Missouri to provide 12 months of Medicaid coverage for children
By Chelsi Peter, KOMU 8 Reporter / December 6, 2023
JEFFERSON CITY − It's about that time again where Medicaid renewals are required to keep health care coverage. Starting in January, all states will be required to cover Medicaid recipients who are 18 years or younger, for 12 months.
Continuous eligibility provides health care coverage to children except for instances where the child ages out, moves out of state or voluntarily withdraws.
States will no longer be able to remove children for failing to pay their premiums during that 12-month window.
"This will impact families because they will have the security in knowing that their child will receive that 12 months of coverage without interruption," Caitlin Whaley, communications director of the Missouri Department of Social Services (DSS), said.
Beyond the idea of security, this renewal will give families more flexibility to continue going to health care services that were planned in advance.
"That will allow families to schedule things like therapies, appointments, procedures that are further out without being worried about a change in their coverage," Whaley said.
MU Health Care pediatrician Dr. Alexandra James says she saw an immediate effect of how kids and families were hurting from the lack of access to health care.
"So before continuous coverage was put into place, families would walk into my clinic either for a child check-up, an asthma exacerbation or to refill medications for chronic illness, and that's when they found out that they had been dropped from Medicaid," James said.
Whaley said officials understand that many Medicaid recipients also start to "benefit cliff," which is when families deter from taking raises or new positions due to fear that their Medicaid eligibility could be impacted.
Fifty percent of the state's Medicaid recipients are children, according to Whaley.
James says families often go without proper access to health care and the medication needed to keep their children healthy.
"Continuous Medicaid coverage creates stability, and in any health care system, that is vital to make sure that we keep kids healthy," James said. "It does that by making sure that they have access when they need access."
Over the last six months, kids have been the leading group of individuals who have needed renewals. Nearly 53,000 children in Missouri are due for a renewal this month.
During the course of the pandemic, states did not conduct annual renewals of Medicaid benefits. The federal government instructed states to not remove benefits except in cases of death, incarceration or moves out of state.
Over the last year, states resumed the annual renewal process, and people began to find themselves ineligible and/or removed from the Medicaid population.
"The continuous eligibility policy doesn't really have any impact on individuals who have had an annual renewal conducted up to this point, or really those that will get an annual renewal going forward because that is still required for children," Whaley said.
Families have multiple ways to get renewal forms turned in. Families can fill out the form via mail or through an online portal, or they can go to a local resource center.
"Every time we send a renewal form to a family, that form will lay out the timeline by which someone needs to return it," Whaley said. "It is a rolling process, where a roughly 30-day window to return the letter is given."
Once the 30 days are up, families have an additional 90 days to return the form so the state can reopen their case, Whaley said.
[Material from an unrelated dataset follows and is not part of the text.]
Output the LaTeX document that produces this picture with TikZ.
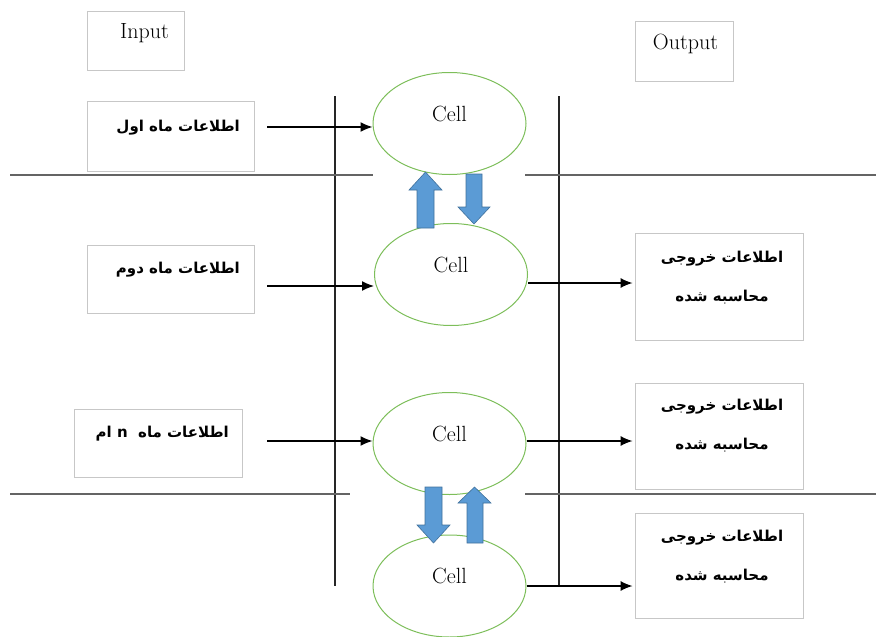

So far, 40% of participants have renewed coverage electronically and 11% of participants used the pre-populated renewal form that was sent, according to the DSS website.
James said it's important that families are properly made aware of their eligibility and that procedures are in place for when children are dropped from Medicaid coverage.
"Access to care is a right, especially for children in order for them to be healthy and to be able to be productive in our community," James said.